AbstractEmergence of classicality from quantum mechanics, a hotly debated topic, has had no satisfactory resolution so far. Various approaches including decoherence and gravitational interactions have been suggested. In the present work, the Schrödinger–Newton model is used to study the role of semi‐classical self‐gravity in the evolution of massive spin‐1/2 particles in a Stern‐Gerlach experiment. For small mass, evolution of the initial wavepacket in a spin superposition shows a splitting in the magnetic field gradient into two trajectories as in the standard Stern–Gerlach experiment. For larger mass, the deviations from the central path are less than in the standard Stern–Gerlach case, while for high enough mass, the wavepacket does not split, and instead follows the classical trajectory for a magnetic moment in inhomogeneous magnetic field. This indicates the emergence of classicality due to self‐gravitational interaction when the mass is increased.
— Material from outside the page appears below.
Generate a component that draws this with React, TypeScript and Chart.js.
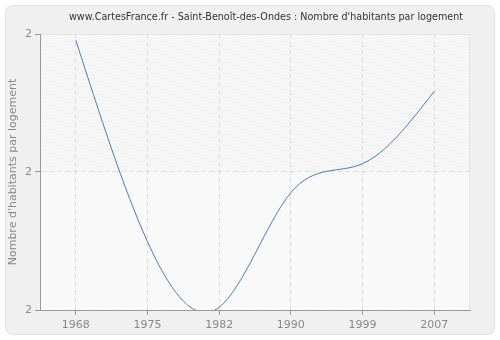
import React, { useEffect, useRef } from "react";
import { Chart, registerables } from "chart.js";

Chart.register(...registerables);

const years = ["1968", "1975", "1982", "1990", "1999", "2007"];
const habitantsParLogement = [2.391, 2.099, 2.004, 2.17, 2.212, 2.317];
const yTicks = [2.0, 2.2, 2.4];

const TITLE = "www.CartesFrance.fr - Saint-Benoît-des-Ondes : Nombre d'habitants par logement";
const FONT = "'DejaVu Sans', Verdana, sans-serif";

// Natural cubic spline through the library-computed point positions,
// expressed as bezier control points on Chart.js point elements.
const naturalSplinePlugin = {
  id: "naturalSpline",
  beforeDatasetDraw(chart: any, args: any) {
    const meta = chart.getDatasetMeta(args.index);
    const pts = meta.data;
    const n = pts.length;
    if (n < 3) return;
    const xs = pts.map((p: any) => p.x);
    const ys = pts.map((p: any) => p.y);
    const h: number[] = [];
    for (let i = 0; i < n - 1; i++) h.push(xs[i + 1] - xs[i]);
    const M = new Array(n).fill(0);
    const a: number[] = [], b: number[] = [], c: number[] = [], d: number[] = [];
    for (let i = 1; i < n - 1; i++) {
      a.push(h[i - 1]);
      b.push(2 * (h[i - 1] + h[i]));
      c.push(h[i]);
      d.push(6 * ((ys[i + 1] - ys[i]) / h[i] - (ys[i] - ys[i - 1]) / h[i - 1]));
    }
    const m = b.length;
    const cp: number[] = new Array(m).fill(0), dp: number[] = new Array(m).fill(0);
    cp[0] = c[0] / b[0];
    dp[0] = d[0] / b[0];
    for (let i = 1; i < m; i++) {
      const den = b[i] - a[i] * cp[i - 1];
      cp[i] = c[i] / den;
      dp[i] = (d[i] - a[i] * dp[i - 1]) / den;
    }
    const sol = new Array(m).fill(0);
    sol[m - 1] = dp[m - 1];
    for (let i = m - 2; i >= 0; i--) sol[i] = dp[i] - cp[i] * sol[i + 1];
    for (let i = 0; i < m; i++) M[i + 1] = sol[i];
    for (let i = 0; i < n - 1; i++) {
      const hi = h[i];
      const s = (ys[i + 1] - ys[i]) / hi;
      const d0 = s - (hi * (2 * M[i] + M[i + 1])) / 6;
      const d1 = s + (hi * (M[i] + 2 * M[i + 1])) / 6;
      pts[i].cp2x = xs[i] + hi / 3;
      pts[i].cp2y = ys[i] + (d0 * hi) / 3;
      pts[i + 1].cp1x = xs[i + 1] - hi / 3;
      pts[i + 1].cp1y = ys[i + 1] - (d1 * hi) / 3;
    }
    pts[0].cp1x = xs[0];
    pts[0].cp1y = ys[0];
    pts[n - 1].cp2x = xs[n - 1];
    pts[n - 1].cp2y = ys[n - 1];
    meta.dataset._pointsUpdated = true;
  },
};

const decorPlugin = {
  id: "decor",
  beforeDraw(chart: any) {
    const { ctx, chartArea } = chart;
    const { left, right, top, bottom } = chartArea;
    ctx.save();
    ctx.fillStyle = "#ffffff";
    ctx.fillRect(0, 0, chart.width, chart.height);
    const x = 5.5, y = 5.5, w = 489, h = 329, r = 8;
    ctx.beginPath();
    ctx.moveTo(x + r, y);
    ctx.lineTo(x + w - r, y);
    ctx.quadraticCurveTo(x + w, y, x + w, y + r);
    ctx.lineTo(x + w, y + h - r);
    ctx.quadraticCurveTo(x + w, y + h, x + w - r, y + h);
    ctx.lineTo(x + r, y + h);
    ctx.quadraticCurveTo(x, y + h, x, y + h - r);
    ctx.lineTo(x, y + r);
    ctx.quadraticCurveTo(x, y, x + r, y);
    ctx.closePath();
    ctx.fillStyle = "#f0f0f0";
    ctx.fill();
    ctx.strokeStyle = "#e2e2e2";
    ctx.lineWidth = 1;
    ctx.stroke();
    ctx.fillStyle = "#fcfcfc";
    ctx.fillRect(left, top, right - left, bottom - top);
    const mid = chart.scales.y.getPixelForValue(2.2);
    ctx.beginPath();
    ctx.rect(left, top, right - left, bottom - top);
    ctx.clip();
    ctx.lineWidth = 1;
    ctx.strokeStyle = "rgba(222,222,222,0.6)";
    for (let k = -(bottom - top); k < right - left + 10; k += 3) {
      ctx.beginPath();
      ctx.moveTo(left + k, bottom);
      ctx.lineTo(left + k + (bottom - top), top);
      ctx.stroke();
    }
    ctx.fillStyle = "rgba(250,250,250,0.65)";
    ctx.fillRect(left, mid, right - left, bottom - mid);
    ctx.restore();
    ctx.save();
    ctx.strokeStyle = "#e4e4e4";
    ctx.lineWidth = 1;
    ctx.beginPath();
    ctx.moveTo(right - 0.5, top);
    ctx.lineTo(right - 0.5, bottom);
    ctx.moveTo(left, top + 0.5);
    ctx.lineTo(right, top + 0.5);
    ctx.stroke();
    ctx.restore();
  },
  afterDraw(chart: any) {
    const { ctx } = chart;
    ctx.save();
    ctx.font = `9.6px ${FONT}`;
    ctx.fillStyle = "#333333";
    ctx.textAlign = "center";
    ctx.textBaseline = "middle";
    ctx.fillText(TITLE, 266, 17);
    ctx.restore();
  },
};

export default function App() {
  const ref = useRef<HTMLCanvasElement>(null);
  useEffect(() => {
    if (!ref.current) return;
    const chart = new Chart(ref.current, {
      type: "line",
      data: {
        labels: years,
        datasets: [
          {
            data: habitantsParLogement,
            borderColor: "#4f7bb3",
            borderWidth: 1,
            pointRadius: 0,
            tension: 0.4,
            capBezierPoints: false,
            fill: false,
          },
        ],
      },
      options: {
        animation: false,
        responsive: false,
        devicePixelRatio: 1,
        layout: { padding: { left: 0, right: 30, top: 34, bottom: 0 } },
        plugins: { legend: { display: false }, title: { display: false }, tooltip: { enabled: false } },
        scales: {
          x: {
            type: "category",
            offset: true,
            afterFit(axis: any) {
              axis.height = 30;
            },
            grid: {
              offset: false,
              color: "#dedede",
              tickColor: "#999999",
              tickLength: 5,
              tickBorderDash: [],
            },
            border: { display: true, color: "#999999", dash: [5, 3] },
            ticks: { color: "#888888", font: { family: FONT, size: 11 }, padding: 4, maxRotation: 0 },
          },
          y: {
            min: 2.0,
            max: 2.4,
            afterFit(axis: any) {
              axis.width = 40;
            },
            afterBuildTicks(axis: any) {
              axis.ticks = yTicks.map((v) => ({ value: v }));
            },
            grid: {
              color: (c: any) => (c.tick && c.tick.value === 2.2 ? "#dedede" : "rgba(0,0,0,0)"),
              tickColor: "#999999",
              tickLength: 5,
              tickBorderDash: [],
            },
            border: { display: true, color: "#999999", dash: [5, 3] },
            ticks: {
              color: "#888888",
              font: { family: FONT, size: 11 },
              padding: 3,
              callback: (v: any) => String(Math.round(Number(v))),
            },
            title: {
              display: true,
              text: "Nombre d'habitants par logement",
              color: "#888888",
              font: { family: FONT, size: 11 },
              padding: { top: 7, bottom: 2 },
            },
          },
        },
      },
      plugins: [decorPlugin, naturalSplinePlugin],
    });
    return () => chart.destroy();
  }, []);
  return (
    <div style={{ position: "fixed", left: 0, top: 0, width: 500, height: 340 }}>
      <canvas ref={ref} width={500} height={340} style={{ width: 500, height: 340 }} />
    </div>
  );
}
In contrast, decoherence which is a strong contender for emergence of classicality, leads to a mixed state of two trajectories corresponding to the spin‐up and spin‐down states, and not the classically expected path. The classically expected path of the particle probably cannot be explained even in the many‐worlds interpretation of quantum mechanics. Stern–Gerlach experiments in the macroscopic domain are needed to settle this question.